Dari Meja Pemerintahan ke Jantung Ekonomi Bangsa
Setelah proklamasi kemerdekaan pada 17 Agustus 1945, para pemimpin bangsa tak hanya memerlukan pejuang di medan perang, tapi juga pemikir dan penggerak ekonomi. Margono menjelma menjadi sosok penting di tengah situasi genting negara yang baru berdiri. Presiden Soekarno dan Wakil Presiden Hatta menunjuknya sebagai Ketua Dewan Pertimbangan Agung Sementara (DPAS).
Dalam posisi tersebut, Margono memunculkan gagasan visioner: Indonesia harus memiliki bank sendiri. Ia tak ingin masa depan keuangan bangsa digantungkan pada warisan kolonial. Maka, pada 15 Juli 1946, lahirlah Bank Negara Indonesia (BNI)—bank milik rakyat Indonesia yang pertama. Margono menjadi direktur utama pertama dan karena itu, ia dikenang sebagai Bapak Perbankan Nasional.
Politik, Perdebatan, dan Integritas
Tak hanya di bidang ekonomi, Margono juga aktif dalam ranah politik. Pada tahun 1950-an, ia memperkenalkan konsep Hak Angket di DPR, sebuah mekanisme untuk mengawasi jalannya pemerintahan. Sebagai ketua panitia angket pertama, ia memimpin penyelidikan devisa negara secara jujur dan kritis—sikap yang langka, bahkan hingga kini.
Warisan dan Keluarga Pejuang
Margono bukan hanya pejuang di ruang kerja, tetapi juga ayah yang mendidik anak-anaknya dengan semangat nasionalisme. Ia adalah ayah dari Prof. Dr. Soemitro Djojohadikoesoemo, begawan ekonomi Indonesia. Dua anaknya, Kapten Soebianto dan Taruna Soejono, gugur dalam Pertempuran Lengkong—tanda bahwa semangat juang keluarga ini tak sebatas kata-kata.

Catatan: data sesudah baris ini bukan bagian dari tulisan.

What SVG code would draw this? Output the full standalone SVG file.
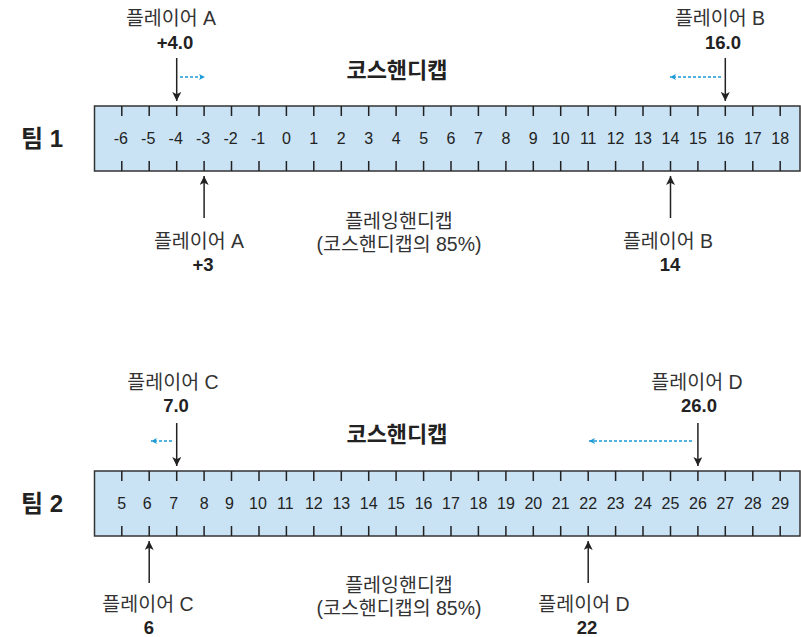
<svg xmlns="http://www.w3.org/2000/svg" width="801" height="637" viewBox="0 0 801 637">
<style>
.bg{fill:#fff}
.ruler{fill:#c9e2f4;stroke:#333;stroke-width:1.5}
.tick{stroke:#222;stroke-width:1.5}
.num{font-family:"Liberation Sans","Noto Sans CJK KR",sans-serif;font-size:16px;fill:#222;text-anchor:middle}
.lbl{font-family:"Liberation Sans","Noto Sans CJK KR",sans-serif;font-size:19.5px;fill:#333;text-anchor:middle}
.val{font-family:"Liberation Sans","Noto Sans CJK KR",sans-serif;font-size:18.5px;font-weight:bold;fill:#222;text-anchor:middle}
.ttl{font-family:"Noto Sans CJK KR",sans-serif;font-size:22px;font-weight:bold;fill:#222;text-anchor:middle}
.team{font-family:"Liberation Sans","Noto Sans CJK KR",sans-serif;font-size:24px;font-weight:bold;fill:#222}
.arr{stroke:#222;stroke-width:1.5;fill:none;marker-end:url(#ah)}
.dot{stroke:#1b9ad6;stroke-width:1.5;stroke-dasharray:3 2;fill:none;marker-end:url(#bh)}
</style>
<defs>
<marker id="ah" viewBox="0 0 10 10" refX="10" refY="5" markerWidth="10" markerHeight="9" markerUnits="userSpaceOnUse" orient="auto">
<path d="M0,0 L10,5 L0,10 L2.5,5 z" fill="#222"/>
</marker>
<marker id="bh" viewBox="0 0 10 10" refX="10" refY="5" markerWidth="7" markerHeight="6" markerUnits="userSpaceOnUse" orient="auto">
<path d="M0,0 L10,5 L0,10 L2.5,5 z" fill="#1b9ad6"/>
</marker>
</defs>
<rect class="bg" x="0" y="0" width="801" height="637"/>

<g id="team1">
<text class="team" x="21" y="147">팀 1</text>
<g id="ruler1">
<rect class="ruler" x="94.5" y="106" width="705.5" height="65"/>
<g id="ticks1">
<path class="tick" d="M121.8,106v10M149.2,106v10M176.7,106v10M204.1,106v10M231.5,106v10M259,106v10M286.4,106v10M313.8,106v10M341.3,106v10M368.7,106v10M396.1,106v10M423.6,106v10M451,106v10M478.4,106v10M505.9,106v10M533.3,106v10M560.7,106v10M588.2,106v10M615.6,106v10M643,106v10M670.5,106v10M697.9,106v10M725.3,106v10M752.8,106v10M780.2,106v10"/>
<path class="tick" d="M121.8,161v10M149.2,161v10M176.7,161v10M204.1,161v10M231.5,161v10M259,161v10M286.4,161v10M313.8,161v10M341.3,161v10M368.7,161v10M396.1,161v10M423.6,161v10M451,161v10M478.4,161v10M505.9,161v10M533.3,161v10M560.7,161v10M588.2,161v10M615.6,161v10M643,161v10M670.5,161v10M697.9,161v10M725.3,161v10M752.8,161v10M780.2,161v10"/>
</g>
<g id="nums1">
<text class="num" x="120.8" y="144">-6</text>
<text class="num" x="148.2" y="144">-5</text>
<text class="num" x="175.7" y="144">-4</text>
<text class="num" x="203.1" y="144">-3</text>
<text class="num" x="230.5" y="144">-2</text>
<text class="num" x="258" y="144">-1</text>
<text class="num" x="286.4" y="144">0</text>
<text class="num" x="313.8" y="144">1</text>
<text class="num" x="341.3" y="144">2</text>
<text class="num" x="368.7" y="144">3</text>
<text class="num" x="396.1" y="144">4</text>
<text class="num" x="423.6" y="144">5</text>
<text class="num" x="451" y="144">6</text>
<text class="num" x="478.4" y="144">7</text>
<text class="num" x="505.9" y="144">8</text>
<text class="num" x="533.3" y="144">9</text>
<text class="num" x="560.7" y="144">10</text>
<text class="num" x="588.2" y="144">11</text>
<text class="num" x="615.6" y="144">12</text>
<text class="num" x="643" y="144">13</text>
<text class="num" x="670.5" y="144">14</text>
<text class="num" x="697.9" y="144">15</text>
<text class="num" x="725.3" y="144">16</text>
<text class="num" x="752.8" y="144">17</text>
<text class="num" x="780.2" y="144">18</text>
</g>
</g>
<text class="ttl" x="397" y="78">코스핸디캡</text>
<g id="p1A-top"><text class="lbl" x="171" y="25">플레이어 A</text><text class="val" x="175" y="48.5">+4.0</text></g>
<g id="p1B-top"><text class="lbl" x="720" y="25">플레이어 B</text><text class="val" x="723" y="48.5">16.0</text></g>
<g id="p1A-bot"><text class="lbl" x="199" y="248">플레이어 A</text><text class="val" x="203" y="270.5">+3</text></g>
<g id="p1B-bot"><text class="lbl" x="668" y="248">플레이어 B</text><text class="val" x="670" y="270.5">14</text></g>
<g id="ph1"><text class="lbl" x="399" y="228">플레잉핸디캡</text><text class="lbl" x="399" y="251">(코스핸디캡의 85%)</text></g>
</g>

<g id="team2">
<text class="team" x="21" y="512">팀 2</text>
<g id="ruler2">
<rect class="ruler" x="94.5" y="471" width="705.5" height="65"/>
<g id="ticks2">
<path class="tick" d="M121.8,471v10M149.2,471v10M176.7,471v10M204.1,471v10M231.5,471v10M259,471v10M286.4,471v10M313.8,471v10M341.3,471v10M368.7,471v10M396.1,471v10M423.6,471v10M451,471v10M478.4,471v10M505.9,471v10M533.3,471v10M560.7,471v10M588.2,471v10M615.6,471v10M643,471v10M670.5,471v10M697.9,471v10M725.3,471v10M752.8,471v10M780.2,471v10"/>
<path class="tick" d="M121.8,526v10M149.2,526v10M176.7,526v10M204.1,526v10M231.5,526v10M259,526v10M286.4,526v10M313.8,526v10M341.3,526v10M368.7,526v10M396.1,526v10M423.6,526v10M451,526v10M478.4,526v10M505.9,526v10M533.3,526v10M560.7,526v10M588.2,526v10M615.6,526v10M643,526v10M670.5,526v10M697.9,526v10M725.3,526v10M752.8,526v10M780.2,526v10"/>
</g>
<g id="nums2">
<text class="num" x="121.8" y="509">5</text>
<text class="num" x="147.2" y="509">6</text>
<text class="num" x="173.7" y="509">7</text>
<text class="num" x="204.1" y="509">8</text>
<text class="num" x="229.5" y="509">9</text>
<text class="num" x="258" y="509">10</text>
<text class="num" x="285.4" y="509">11</text>
<text class="num" x="313.8" y="509">12</text>
<text class="num" x="341.3" y="509">13</text>
<text class="num" x="368.7" y="509">14</text>
<text class="num" x="396.1" y="509">15</text>
<text class="num" x="423.6" y="509">16</text>
<text class="num" x="451" y="509">17</text>
<text class="num" x="478.4" y="509">18</text>
<text class="num" x="505.9" y="509">19</text>
<text class="num" x="533.3" y="509">20</text>
<text class="num" x="560.7" y="509">21</text>
<text class="num" x="588.2" y="509">22</text>
<text class="num" x="615.6" y="509">23</text>
<text class="num" x="643" y="509">24</text>
<text class="num" x="670.5" y="509">25</text>
<text class="num" x="697.9" y="509">26</text>
<text class="num" x="725.3" y="509">27</text>
<text class="num" x="752.8" y="509">28</text>
<text class="num" x="780.2" y="509">29</text>
</g>
</g>
<text class="ttl" x="397" y="442">코스핸디캡</text>
<g id="p2C-top"><text class="lbl" x="173" y="389">플레이어 C</text><text class="val" x="176" y="412">7.0</text></g>
<g id="p2D-top"><text class="lbl" x="697" y="389">플레이어 D</text><text class="val" x="699" y="412">26.0</text></g>
<g id="p2C-bot"><text class="lbl" x="148" y="611">플레이어 C</text><text class="val" x="149" y="634">6</text></g>
<g id="p2D-bot"><text class="lbl" x="584" y="611">플레이어 D</text><text class="val" x="587" y="634">22</text></g>
<g id="ph2"><text class="lbl" x="399" y="592">플레잉핸디캡</text><text class="lbl" x="399" y="615">(코스핸디캡의 85%)</text></g>
</g>

<g id="connectors">
<line class="arr" x1="176.7" y1="58" x2="176.7" y2="101"/>
<line class="arr" x1="725.3" y1="58" x2="725.3" y2="101"/>
<line class="arr" x1="204.1" y1="218" x2="204.1" y2="176"/>
<line class="arr" x1="670.5" y1="218" x2="670.5" y2="176"/>
<line class="dot" x1="180" y1="77" x2="205" y2="77"/>
<line class="dot" x1="721" y1="77" x2="670" y2="77"/>
<line class="arr" x1="176.7" y1="423" x2="176.7" y2="466"/>
<line class="arr" x1="697.9" y1="423" x2="697.9" y2="466"/>
<line class="arr" x1="149.2" y1="583" x2="149.2" y2="541"/>
<line class="arr" x1="588.2" y1="583" x2="588.2" y2="541"/>
<line class="dot" x1="172" y1="441" x2="151" y2="441"/>
<line class="dot" x1="692" y1="441" x2="589" y2="441"/>
</g>
</svg>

Cucu-cucunya pun dikenal luas. Di antaranya: Prabowo Subianto, Presiden Republik Indonesia, dan Hashim Djojohadikusumo, pengusaha dan filantropis. Margono mewariskan bukan hanya darah, tapi prinsip dan nilai luhur pada generasi penerusnya.
Warisan Nama dan Gagasan
R.M. Margono Djojohadikoesoemo meninggal dunia pada 25 Juli 1978 di Jakarta dan dimakamkan di Banyumas. Namanya kini abadi, tak hanya dalam bentuk gedung di Universitas Gadjah Mada atau nama jalan di Jakarta, tetapi juga dalam gagasan dan sistem yang ia bangun sejak Indonesia masih tertatih menapaki kemerdekaannya.
Buku-buku memoar yang ia tulis—seperti Kenang-Kenangan dari Tiga Zaman—adalah warisan pemikiran yang memperlihatkan kepiawaian Margono dalam memadukan kebijakan dan kebijaksanaan. Tidak heran, banyak yang menilai beliau layak dikenang sebagai Pahlawan Nasional.
Margono Djojohadikoesoemo bukan hanya bagian dari sejarah. Ia adalah penulisnya. Seorang pria bersahaja dari Banyumas, yang dengan gagasan dan keteguhan hati, ikut menyusun fondasi negeri yang kini kita pijak bersama.